There is a classic Twilight Zone episode called "The Monsters are Due on Maple Street."
In it neighbors on Maple St. witness the crashing of an object from outer space, a meteor, or more ominously, a flying saucer. The power goes out, leading to a belief "monsters," aliens from another world, were about to invade their neighborhood. As they try to figure out what is happening, power is restored to selective homes, directing suspicion at those neighbors and accusations that perhaps they were in cahoots with these monsters. Eventually paranoia runs so deep rioting and murder ensue, destroying the neighborhood and its inhabitants. At the end we see that aliens are simply manipulating the electricity to induce this paranoia, with the lessen being that it is easier to destroy a society from within, by getting neighbor to turn on neighbor, rather than through an attack from without.
I was reminded of this episode last week when the "story" on Barack Obama's alleged Muslim training at a Madrassa in Indonesia broke. And the "revelation" that it was the Clinton campaign that had investigated and exposed this fact to the world. The story was posted on Insightmag.com, the online arm of the Washington Times, owned by the Unification Church of Sung Myung Moon, was picked up by Fox News, Drudge, and the other usual sources of right wing propaganda. None of this was surprising.

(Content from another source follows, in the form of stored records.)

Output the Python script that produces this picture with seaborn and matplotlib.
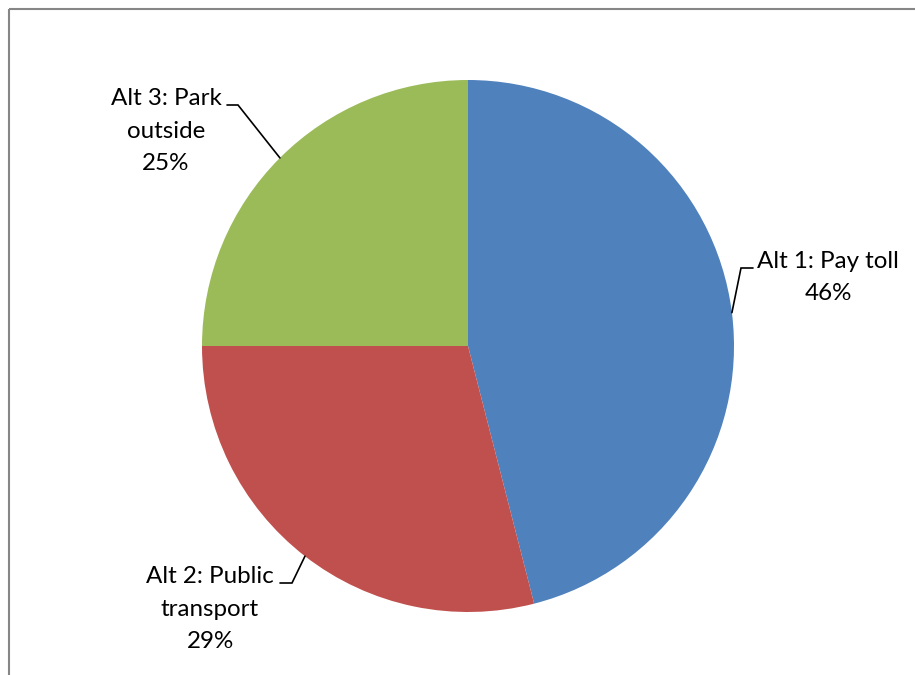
import numpy as np
import matplotlib
matplotlib.use("Agg")
import matplotlib.pyplot as plt
import seaborn as sns

# ---- data ----
categories = ["Alt 1: Pay toll", "Alt 2: Public transport", "Alt 3: Park outside"]
shares = [46, 29, 25]
colors = ["#4F81BD", "#C0504D", "#9BBB59"]
# wrapped label lines (layout of the category names)
label_lines = [["Alt 1: Pay toll"], ["Alt 2: Public", "transport"], ["Alt 3: Park", "outside"]]

sns.set_theme(style="white")
plt.rcParams["font.family"] = ["Lato", "DejaVu Sans"]

W, H = 915, 675
fig = plt.figure(figsize=(W / 100, H / 100), dpi=100)
ax = fig.add_axes([0, 0, 1, 1])

def Y(y):
    return H - y

cx, cy, R = 468, 346, 266
wedges, _ = ax.pie(shares, colors=colors, startangle=90, counterclock=False,
                   center=(cx, Y(cy)), radius=R,
                   wedgeprops=dict(linewidth=0))
ax.set_xlim(0, W)
ax.set_ylim(0, H)
ax.set_aspect("equal")
ax.axis("off")

# frame (chart area border)
border = "#868686"
ax.plot([9, 9], [Y(H + 5), Y(9)], color=border, lw=1.5, clip_on=False, solid_capstyle="butt")
ax.plot([9, W + 5], [Y(9), Y(9)], color=border, lw=1.5, clip_on=False, solid_capstyle="butt")

# label placement (layout): text centre x, first baseline y, elbow, line end
layout = [
    dict(tx=828, b0=268, elbow=(741, 268), end=(753, 268)),
    dict(tx=210, b0=583, elbow=(292, 583), end=(280, 583)),
    dict(tx=166, b0=105, elbow=(238, 105), end=(227, 105)),
]
pitch = 32.5
fs = 17.4

for w, lines, v, L in zip(wedges, label_lines, shares, layout):
    mid = np.deg2rad((w.theta1 + w.theta2) / 2)
    ex = cx + R * np.cos(mid)
    ey = Y(cy) + R * np.sin(mid)
    ax.plot([ex, L["elbow"][0], L["end"][0]],
            [ey, Y(L["elbow"][1]), Y(L["end"][1])],
            color="black", lw=1.2, solid_joinstyle="miter")
    all_lines = lines + [f"{v}%"]
    for i, t in enumerate(all_lines):
        ax.text(L["tx"], Y(L["b0"] + i * pitch), t, ha="center", va="baseline",
                fontsize=fs, color="black")

fig.savefig("out.png", dpi=100, facecolor="white")
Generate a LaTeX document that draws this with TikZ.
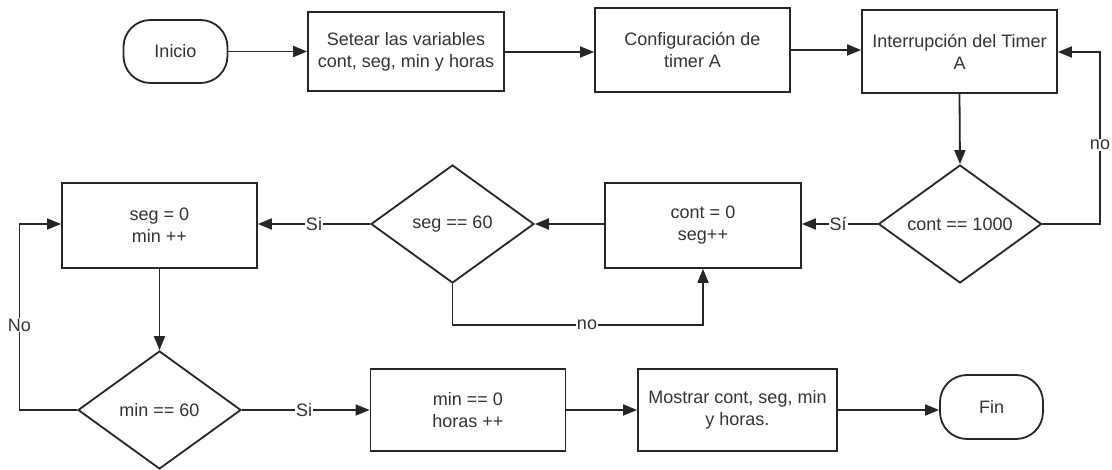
\documentclass[tikz,border=0pt]{standalone}
\usepackage{fontspec}
\setmainfont{Liberation Sans}
\usetikzlibrary{arrows.meta,shapes.geometric}
\definecolor{ln}{HTML}{262626}
\definecolor{tx}{HTML}{333333}
\begin{document}
\begin{tikzpicture}[x=1pt,y=-1pt,
  every node/.style={font=\fontsize{18}{22}\selectfont, text=tx},
  box/.style={draw=ln, line width=1.8pt, rectangle, align=center, inner sep=2pt},
  term/.style={draw=ln, line width=1.8pt, rectangle, rounded corners=27pt, align=center},
  dec/.style={draw=ln, line width=1.8pt, diamond, aspect=1.38, inner sep=0pt, minimum width=163pt, minimum height=118pt, align=center},
  lbl/.style={fill=white, inner sep=1pt},
  conn/.style={draw=ln, line width=1.8pt, -{Triangle[length=14pt,width=11pt]}}
]
\useasboundingbox (0,0) rectangle (1112,470);
\fill[white] (0,0) rectangle (1112,470);

\node[term, minimum width=104pt, minimum height=63pt] (inicio) at (175.5,51.5) {Inicio};
\node[box, minimum width=196pt, minimum height=79pt] (setear) at (406,51.5) {Setear las variables\\cont, seg, min y horas};
\node[box, minimum width=195pt, minimum height=84pt] (config) at (692.5,50) {Configuración de\\timer A};
\node[box, minimum width=195pt, minimum height=83pt] (interr) at (959.5,51.5) {Interrupción del Timer\\A};

\node[dec] (c1000) at (960,224) {cont == 1000};
\node[box, minimum width=196pt, minimum height=85pt] (cont0) at (703,225.5) {cont = 0\\seg++};
\node[dec] (seg60) at (452.5,224) {seg == 60};
\node[box, minimum width=195pt, minimum height=85pt] (seg0) at (159.5,225.5) {seg = 0\\min ++};

\node[dec] (min60) at (159.5,410) {min == 60};
\node[box, minimum width=195pt, minimum height=82pt] (min0) at (468,410) {min == 0\\horas ++};
\node[box, minimum width=199pt, minimum height=82pt] (most) at (737.5,410) {Mostrar cont, seg, min\\y horas.};
\node[term, minimum width=103pt, minimum height=64pt] (fin) at (991.5,407) {Fin};

\coordinate (rr1) at (1100,224);
\coordinate (rr2) at (1100,52);
\coordinate (lp1) at (452.5,325);
\coordinate (lp2) at (703,325);
\coordinate (ll1) at (19.5,410);
\coordinate (ll2) at (19.5,224);

\draw[conn] (inicio.east) -- (inicio.east -| setear.west);
\draw[conn] (setear.east |- 0,52) -- (config.west |- 0,52);
\draw[conn] (config.east) -- (config.east -| interr.west);
\draw[conn] (interr.south) -- (c1000.north);
\draw[conn] (c1000.east) -- (rr1) -- (rr2) -- (interr.east |- rr2);
\node[lbl] at (1100,145) {no};
\draw[conn] (c1000.west) -- (cont0.east |- c1000.west);
\node[lbl] at (838,224) {Sí};
\draw[conn] (cont0.west |- seg60.east) -- (seg60.east);
\draw[conn] (seg60.west) -- (seg0.east |- seg60.west);
\node[lbl] at (314,224) {Si};
\draw[conn] (seg60.south) -- (lp1) -- (lp2) -- (cont0.south);
\node[lbl] at (587,325) {no};
\draw[conn] (seg0.south) -- (min60.north);
\draw[conn] (min60.west) -- (ll1) -- (ll2) -- (seg0.west |- ll2);
\node[lbl] at (19.5,325) {No};
\draw[conn] (min60.east) -- (min0.west);
\node[lbl] at (304,410) {Si};
\draw[conn] (min0.east) -- (most.west);
\draw[conn] (most.east) -- (most.east -| fin.west);
\end{tikzpicture}
\end{document}
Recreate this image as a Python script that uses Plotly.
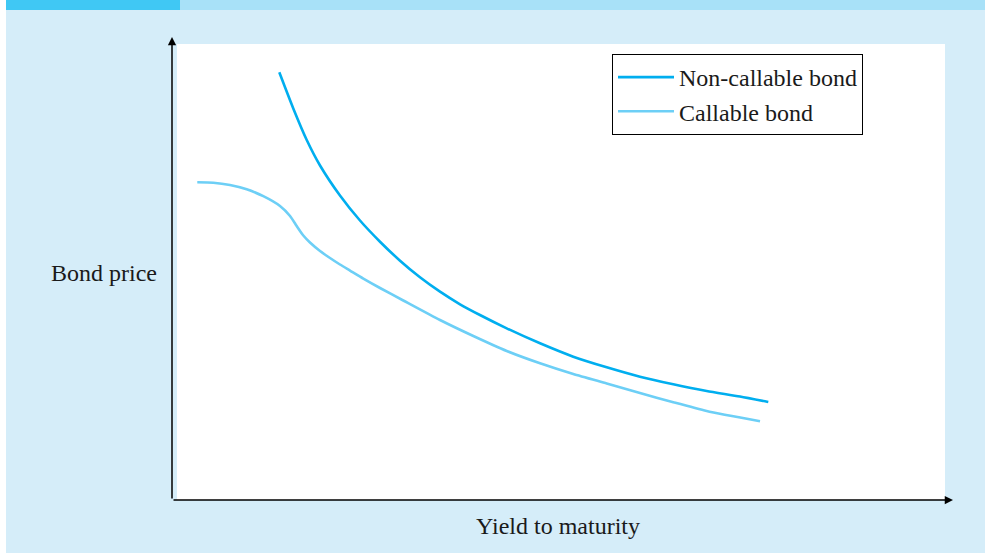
import plotly.graph_objects as go

# Data (abstract units: yield 0-10, price 0-10)
noncall_yield = [1.388, 1.569, 1.743, 1.915, 2.173, 2.432, 2.691, 2.950, 3.208, 3.467, 3.726,
                 3.984, 4.330, 4.761, 5.191, 5.624, 6.054, 6.485, 6.917, 7.348, 7.714]
noncall_price = [9.379, 8.586, 7.895, 7.336, 6.678, 6.129, 5.664, 5.248, 4.884, 4.568, 4.292,
                 4.057, 3.765, 3.436, 3.143, 2.910, 2.704, 2.537, 2.390, 2.268, 2.149]
call_yield = [0.327, 0.534, 0.750, 0.966, 1.181, 1.397, 1.527, 1.613, 1.699, 1.785, 1.915,
              2.044, 2.173, 2.303, 2.475, 2.691, 2.992, 3.467, 3.898, 4.330, 4.761, 5.191,
              5.624, 6.054, 6.485, 6.917, 7.607]
call_price = [6.967, 6.958, 6.908, 6.814, 6.662, 6.447, 6.228, 6.009, 5.800, 5.647, 5.461,
              5.307, 5.164, 5.031, 4.855, 4.649, 4.375, 3.947, 3.596, 3.268, 2.998, 2.763,
              2.555, 2.346, 2.143, 1.952, 1.726]
series_names = ["Non-callable bond", "Callable bond"]
x_title = "Yield to maturity"
y_title = "Bond price"

BG = "rgb(213,237,249)"
DARK = "rgb(64,200,244)"
LIGHT = "rgb(168,225,248)"
C1 = "#00aeef"
C2 = "#6dcff6"
FONT = "Liberation Serif"
TXT = "#1a1a1a"

W, H = 985, 553
L, R, T, B = 172, 40, 44, 53
pw, ph = W - L - R, H - T - B

def px(x):
    return (x - L) / pw

def py(y):
    return (H - B - y) / ph

fig = go.Figure()
fig.add_trace(go.Scatter(x=noncall_yield, y=noncall_price, mode="lines", name=series_names[0],
                         line=dict(color=C1, width=2.6, shape="spline", smoothing=0.6)))
fig.add_trace(go.Scatter(x=call_yield, y=call_price, mode="lines", name=series_names[1],
                         line=dict(color=C2, width=2.6, shape="spline", smoothing=0.6)))

shapes = [
    # white plotting panel
    dict(type="rect", xref="paper", yref="paper", x0=px(177), x1=px(945), y0=py(500), y1=py(44),
         fillcolor="white", line=dict(width=0), layer="below"),
    # top bar
    dict(type="rect", xref="paper", yref="paper", x0=px(180), x1=px(985), y0=py(10), y1=py(0),
         fillcolor=LIGHT, line=dict(width=0), layer="below"),
    dict(type="rect", xref="paper", yref="paper", x0=px(6), x1=px(180), y0=py(10), y1=py(0),
         fillcolor=DARK, line=dict(width=0), layer="below"),
    # white strip at left
    dict(type="rect", xref="paper", yref="paper", x0=px(0), x1=px(6), y0=py(553), y1=py(0),
         fillcolor="white", line=dict(width=0), layer="below"),
]

annotations = [
    # y axis arrow
    dict(x=px(172), y=py(37), xref="paper", yref="paper", ax=0, ay=463,
         text="", showarrow=True, arrowhead=2, arrowsize=1.1, arrowwidth=1.5, arrowcolor="black"),
    # x axis arrow
    dict(x=px(953), y=py(500), xref="paper", yref="paper", ax=-781, ay=0,
         text="", showarrow=True, arrowhead=2, arrowsize=1.1, arrowwidth=1.5, arrowcolor="black"),
    dict(x=px(558), y=py(526), xref="paper", yref="paper", text=x_title, showarrow=False,
         font=dict(family=FONT, size=24, color=TXT), xanchor="center", yanchor="middle"),
    dict(x=px(104), y=py(273), xref="paper", yref="paper", text=y_title, showarrow=False,
         font=dict(family=FONT, size=24, color=TXT), xanchor="center", yanchor="middle"),
]

fig.update_layout(
    width=W, height=H,
    margin=dict(l=L, r=R, t=T, b=B),
    paper_bgcolor=BG, plot_bgcolor="rgba(0,0,0,0)",
    shapes=shapes, annotations=annotations,
    xaxis=dict(range=[0, 10], visible=False, fixedrange=True),
    yaxis=dict(range=[0, 10], visible=False, fixedrange=True),
    legend=dict(x=px(612), y=py(54), xanchor="left", yanchor="top",
                bgcolor="white", bordercolor="black", borderwidth=1,
                font=dict(family=FONT, size=24, color=TXT), itemwidth=56,
                tracegroupgap=0),
    showlegend=True,
)

fig.write_html("out.html", config={"displayModeBar": False},
               post_script="document.body.style.margin='0';document.body.style.padding='0';")
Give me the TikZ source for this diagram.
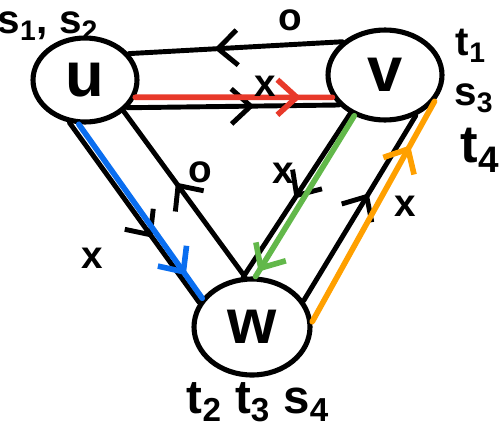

What did surprise me, and what got me thinking about the Twilight Zone episode, was the ease with which some in the liberal blogosphere picked up on this story and believed it on its face, immediately castigating the Clinton campaign for the leak. The fact that it had been published by a source known not only for its inaccurate and biased reporting, but for its hostility to progressives and the Democratic Party, did not seem to phase those pushing it?even after it had been thoroughly debunked.
And then again this week, Drudge published a story about the size of John Edwards new house in North Carolina, implying that Edwards was a hypocrite advocating for the elimination of poverty on one hand while building himself a palatial house on the other.
Again, this led to heated arguments among some on the left. And again, it didn't seem to phase those pushing it that the source was Drudge, or that John Edwards had earned the money he used to build the home.
In both of these cases we have a right wing news source planting a bogus or misleading story about one or more contenders for the Democratic Presidential nomination in 2008, which for a few days at least, got Democrats attacking each other.
I wonder if this is going to be the primary mode of Republican attack this year. Rather than the in your face confrontation that we have grown used too, will they use more subtle methods, plant stories which will set Democrat against Democrat, and try to get us to destroy ourselves, while they just sit back and chuckle?